South Korea has by some measurements the highest suicide rate among industrialized nations. According to the latest data from the Organization for Economic Cooperation and Development(OECD), 28 out of 100,000 Koreans took their own lives in 2009 — nearly triple the rate in the U.S. On any given day in Korea, an average of 40 people kill themselves.

Now, officials in the capital Seoul have had enough. The city has created a watchdog group of 100 members, including mental health specialists and ordinary citizens, to “monitor blogs, portals and social networking Web sites for the next year to keep a lookout for sites that incite its users to commit suicide”, according to a report by Yonhap News. If the group finds a site that encourages suicide it will notify the city’s suicide prevention centers, which will then take immediate action and launch an investigation, said Seoul city officials.

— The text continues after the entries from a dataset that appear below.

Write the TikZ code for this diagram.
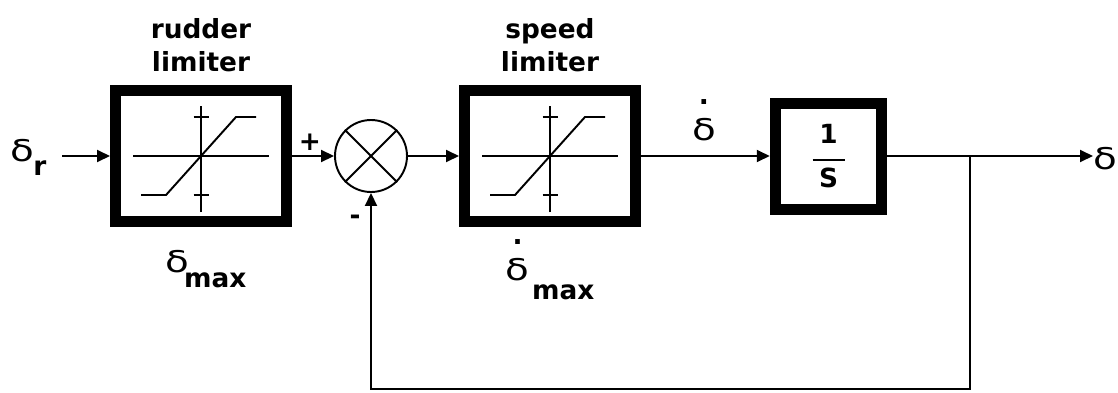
\documentclass[tikz,border=0pt]{standalone}
\usepackage{amsmath}
\usepackage{graphicx}
\usepackage{fontspec}
\setmainfont{DejaVu Sans}
\usetikzlibrary{arrows.meta,positioning}
\newcommand{\dlt}{\scalebox{1.3}[1]{\fontsize{17}{17}\selectfont δ}}
\newcommand{\deldot}{\makebox[0pt][l]{\makebox[13.5pt][c]{\raisebox{20pt}{\bfseries .}}}\dlt}

\begin{document}
\begin{tikzpicture}[
    >={Triangle[length=0.26cm,width=0.24cm]},
    line width=1.1pt,
    every node/.style={font=\fontsize{15}{19.5}\selectfont},
    block/.style={
        draw,
        line width=0.22cm,
        minimum width=3.42cm,
        minimum height=2.62cm,
        inner sep=0pt
    },
    intblock/.style={block, minimum width=2.13cm, minimum height=2.12cm},
    sumnode/.style={draw, circle, minimum size=1.44cm, inner sep=0pt},
    title/.style={align=center, inner sep=0pt, font=\fontsize{15}{19}\selectfont\bfseries},
    sig/.style={inner sep=0pt},
    sign/.style={font=\fontsize{15}{19}\selectfont\bfseries},
    arrow/.style={->}
]
\useasboundingbox (0,0) rectangle (22.36,7.84);

% Blocks.
\node[block] (rudder) at (4.02,4.72) {};
\node[sumnode] (sum) at (7.42,4.72) {};
\node[block] (speed) at (11.0,4.72) {};
\node[intblock] (integ) at (16.57,4.72)
    {$\genfrac{}{}{1pt}{0}{\makebox[0.64cm]{\bfseries 1}\rule[-6pt]{0pt}{6pt}}{\text{\bfseries S}\rule{0pt}{12pt}}$};
\draw (sum.north east) -- (sum.south west);
\draw (sum.north west) -- (sum.south east);

% Limiter curves.
\foreach \b in {rudder,speed} {
    \draw ([xshift=-1.36cm]\b.center) -- ([xshift=1.36cm]\b.center);
    \draw ([yshift=-1.12cm]\b.center) -- ([yshift=1.0cm]\b.center);
    \draw ([shift={(-0.15,0.78)}]\b.center) -- ++(0.3,0);
    \draw ([shift={(-0.15,-0.78)}]\b.center) -- ++(0.3,0);
    \draw ([shift={(-1.2,-0.78)}]\b.center) -- ++(0.5,0) -- ++(1.4,1.56) -- ++(0.4,0);
}

% Labels.
\node[title, above=0.24cm of rudder] (rudtitle) {rudder\\limiter};
\node[title, above=0.24cm of speed] (spdtitle) {speed\\limiter};
\node[sig, below=0.44cm of rudder, xshift=0.1cm] (rudmax)
    {\dlt\hspace{-0.2em}\raisebox{-9pt}{\bfseries max}};
\node[sig, below=0.24cm of speed] (spdmax)
    {\deldot\hspace{0.1em}\raisebox{-11pt}{\bfseries max}};
\node[sig, anchor=base] (rate) at (14.08,5.04) {\deldot};
\node[sign] (plus) at (6.2,5.0) {+};
\node[sign] (minus) at (7.1,3.44) {-};

% Signals.
\node[sig, anchor=base west] (dr) at (0.2,4.62) {\dlt\hspace{-0.05em}\raisebox{-8pt}{\bfseries r}};
\node[sig, anchor=base west] (dout) at (21.86,4.45) {\dlt};
\draw[arrow, shorten <=0.3cm] (dr.east |- rudder.west) -- (rudder.west);
\draw[arrow] (rudder.east) -- (sum.west);
\draw[arrow] (sum.east) -- (speed.west);
\draw[arrow] (speed.east) -- (integ.west);
\draw[arrow] (integ.east) -- (dout.west |- integ.east);

% Feedback.
\coordinate (branch) at (19.4,4.72);
\coordinate (fb) at (19.4,0.06);
\draw[arrow] (branch) -- (fb) -| (sum.south);

\end{tikzpicture}
\end{document}
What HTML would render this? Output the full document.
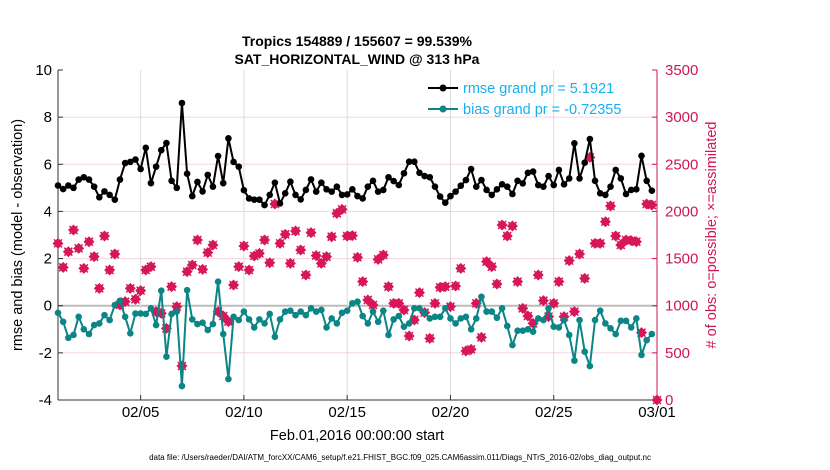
<!DOCTYPE html>
<html><head><meta charset="utf-8">
<style>
html,body{margin:0;padding:0;background:#fff;}
svg{display:block;font-family:"Liberation Sans",sans-serif;}
</style></head>
<body>
<svg id="chart" width="830" height="470" viewBox="0 0 830 470" xmlns="http://www.w3.org/2000/svg">
<text x="357" y="46" text-anchor="middle" font-size="14" font-weight="bold">Tropics 154889 / 155607 = 99.539%</text>
<text x="357" y="64" text-anchor="middle" font-size="14" font-weight="bold">SAT_HORIZONTAL_WIND @ 313 hPa</text>
<g id="grid"></g>
<g id="axes"></g>
<g id="series"></g>
<g id="legend">
  <line x1="428" y1="88" x2="458" y2="88" stroke="#000" stroke-width="2"/>
  <circle cx="443" cy="88" r="3.5" fill="#000"/>
  <text x="463" y="93" font-size="14.5" fill="#1AAFEF">rmse grand pr = 5.1921</text>
  <line x1="428" y1="109" x2="458" y2="109" stroke="#0B8585" stroke-width="2"/>
  <circle cx="443" cy="109" r="3.5" fill="#0B8585"/>
  <text x="463" y="114" font-size="14.5" fill="#1AAFEF">bias grand pr = -0.72355</text>
</g>
<text x="357" y="440" text-anchor="middle" font-size="14.5">Feb.01,2016 00:00:00 start</text>
<text transform="translate(22,235) rotate(-90)" text-anchor="middle" font-size="14.5">rmse and bias (model - observation)</text>
<text transform="translate(716,235) rotate(-90)" text-anchor="middle" font-size="14.5" fill="#D0155A"># of obs: o=possible; ×=assimilated</text>
<text x="400" y="460" text-anchor="middle" font-size="8">data file: /Users/raeder/DAI/ATM_forcXX/CAM6_setup/f.e21.FHIST_BGC.f09_025.CAM6assim.011/Diags_NTrS_2016-02/obs_diag_output.nc</text>
</svg>
<script>
const rmse=[5.1,4.95,5.1,5.0,5.35,5.45,5.35,5.05,4.6,4.85,4.7,4.5,5.35,6.05,6.1,6.2,5.8,6.7,5.2,5.9,6.6,6.9,5.3,5.0,8.6,5.6,4.65,5.25,4.85,5.55,5.05,6.35,5.2,7.1,6.1,5.9,4.9,4.55,4.5,4.5,
4.27,4.7,5.22,4.34,4.77,5.26,4.7,4.51,4.91,5.36,4.84,5.22,4.94,4.84,5.05,4.7,4.72,4.94,4.65,4.55,5.05,5.3,4.84,4.91,5.45,5.29,5.12,5.62,6.11,6.11,5.64,5.5,5.45,5.05,4.63,4.37,4.65,4.84,5.09,
5.33,5.8,5.05,5.33,4.91,4.7,4.94,5.15,5.05,4.74,5.3,5.19,5.64,5.69,5.12,5.05,5.5,5.12,5.76,5.15,5.4,6.89,5.4,6.07,7.07,5.3,4.77,4.7,5.05,5.76,5.4,4.74,4.91,4.94,6.36,5.3,4.88];
const bias=[-0.3,-0.68,-1.36,-1.24,-0.47,-1.0,-1.2,-0.82,-0.75,-0.4,-0.61,0.03,0.21,-0.47,-1.17,-0.33,-0.33,-0.35,-0.11,-0.82,0.64,-2.16,-0.35,-0.25,-3.41,0.66,-0.58,-0.78,-0.72,-1.03,-0.78,1.02,-1.2,-3.11,-0.47,-0.61,-0.25,-0.58,-0.92,-0.58,
-0.75,-0.35,-1.32,-0.58,-0.25,-0.21,-0.4,-0.25,-0.4,-0.11,-0.25,-0.18,-0.92,-0.54,-0.75,-0.3,-0.21,0.1,0.17,-0.44,-0.75,-0.25,-0.68,-0.21,-1.24,-0.58,-0.44,-0.89,-0.75,-0.11,-0.11,-0.3,-0.54,-0.47,-0.47,-0.11,-0.54,-0.75,-0.54,
-0.47,-1.0,-0.54,0.38,-0.25,-0.25,-0.51,-0.11,-0.86,-1.67,-1.06,-1.06,-1.0,-1.1,-0.54,-0.61,-0.11,-0.89,-0.92,-0.61,-1.24,-2.33,-0.61,-1.95,-2.56,-0.61,-0.21,-0.75,-0.96,-1.2,-0.64,-0.64,-0.92,-0.54,-2.09,-1.46,-1.2];
const obsCount=[1661,1407,1573,1803,1608,1396,1679,1520,1184,1739,1379,1548,1008,1043,1184,1068,1160,1379,1414,937,919,760,1202,990,360,1361,1432,1697,1386,1563,1644,937,891,831,1220,1414,1633,1379,1527,1555,
1697,1456,2079,1661,1757,1449,1792,1591,1326,1775,1531,1449,1520,1732,1980,2022,1739,1743,1513,1255,1061,1008,1492,1538,1202,1025,1025,955,679,849,1139,927,654,1025,1195,1202,990,1209,1396,
520,537,1025,664,1467,1414,1230,1856,1739,1845,1255,972,891,813,1326,1054,884,1025,1255,884,1478,937,1548,1290,2573,1661,1661,1891,2058,1739,1644,1697,1690,1679,714,2079,2068,0];
const stepDays=0.25;
const leftTicks=[-4,-2,0,2,4,6,8,10];
const rightTicks=[0,500,1000,1500,2000,2500,3000,3500];
const dateTickDays=[4,9,14,19,24,29];
const dateTickLabels=["02/05","02/10","02/15","02/20","02/25","03/01"];

const X0=58,X1=657,Y0=400,Y1=70,DAYS=29;
const xs=d=>X0+(d/DAYS)*(X1-X0);
const yl=v=>Y0-(v+4)/14*(Y0-Y1);
const yr=c=>Y0-c/3500*(Y0-Y1);
const NS="http://www.w3.org/2000/svg";
function mk(tag,attrs,parent){const e=document.createElementNS(NS,tag);for(const k in attrs)e.setAttribute(k,attrs[k]);parent.appendChild(e);return e;}
const grid=document.getElementById('grid'),axes=document.getElementById('axes'),series=document.getElementById('series');

leftTicks.forEach(v=>{
  if(v!==-4&&v!==10){const l=mk('line',{x1:X0,x2:X1,y1:yl(v),y2:yl(v),stroke:v===0?'#bbbbbb':'#F4D3E1','stroke-width':v===0?2:1},grid);
  
  }
  const t=mk('text',{x:X0-6,y:yl(v)+5,'text-anchor':'end','font-size':15},axes);t.textContent=v;
  
  
  mk('line',{x1:X0,x2:X0+5,y1:yl(v),y2:yl(v),stroke:'#333'},axes);
});
rightTicks.forEach(c=>{
  const t=mk('text',{x:X1+8,y:yr(c)+5,'font-size':15,fill:'#D0155A'},axes);t.textContent=c;
  
  
  mk('line',{x1:X1-5,x2:X1,y1:yr(c),y2:yr(c),stroke:'#D0155A'},axes);
});
dateTickDays.forEach((d,i)=>{
  if(d<DAYS){const l=mk('line',{x1:xs(d),x2:xs(d),y1:Y1,y2:Y0,stroke:'#dddddd'},grid);
  
  }
  mk('line',{x1:xs(d),x2:xs(d),y1:Y0-5,y2:Y0,stroke:'#333'},axes);
  const t=mk('text',{x:xs(d),y:Y0+17,'text-anchor':'middle','font-size':15},axes);t.textContent=dateTickLabels[i];
  
  
});
const la=mk('line',{x1:X0,x2:X0,y1:Y1,y2:Y0,stroke:'#333'},axes);


const ba=mk('line',{x1:X0,x2:X1,y1:Y0,y2:Y0,stroke:'#333'},axes);


const ra=mk('line',{x1:X1,x2:X1,y1:Y1,y2:Y0,stroke:'#D0155A'},axes);



obsCount.forEach((c,i)=>{
  const x=xs(i*stepDays),y=yr(c);
  const g=mk('g',{},series);
  
  
  mk('path',{d:`M${x-5.5} ${y}L${x} ${y-5.5}L${x+5.5} ${y}L${x} ${y+5.5}Z`,fill:'#D6175A'},g);
  mk('path',{d:`M${x-4} ${y-4}L${x+4} ${y+4}M${x-4} ${y+4}L${x+4} ${y-4}`,stroke:'#D6175A','stroke-width':1.5},g);
});
function drawLine(arr,color,name){
  const p=mk('polyline',{points:arr.map((v,i)=>xs(i*stepDays)+','+yl(v)).join(' '),fill:'none',stroke:color,'stroke-width':2},series);
  
  
  arr.forEach((v,i)=>{
    const c=mk('circle',{cx:xs(i*stepDays),cy:yl(v),r:3.3,fill:color},series);
    
    
  });
}
drawLine(bias,'#0B8585','bias');
drawLine(rmse,'#000000','rmse');
</script>
</body></html>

(MORE: CDC Tracks Thoughts of Suicide in Adults, State by State)

Online Internet suicide communities, where friends and strangers share tips on suicide methods and plan group suicides, have become a serious social problem in recent years, according to local Korean media. Last year, around 8,500 suicide websites were reported to authorities, reported YTN News.

Analysts attribute the country’s high suicide rate to cutthroat competition for education and jobs, the emphasis on appearances and prestige, and widespread stigma of seeking mental health treatment.

“From the beginning of childhood, the importance of money and achievement are emphasized by their parents, so they feel that unless you are successful in school grades and a good job, good prestigious college, you’re not successful, and the parents behave as if ‘you’re not my child’,” said child psychologist Hong Kang-ee to BBC news.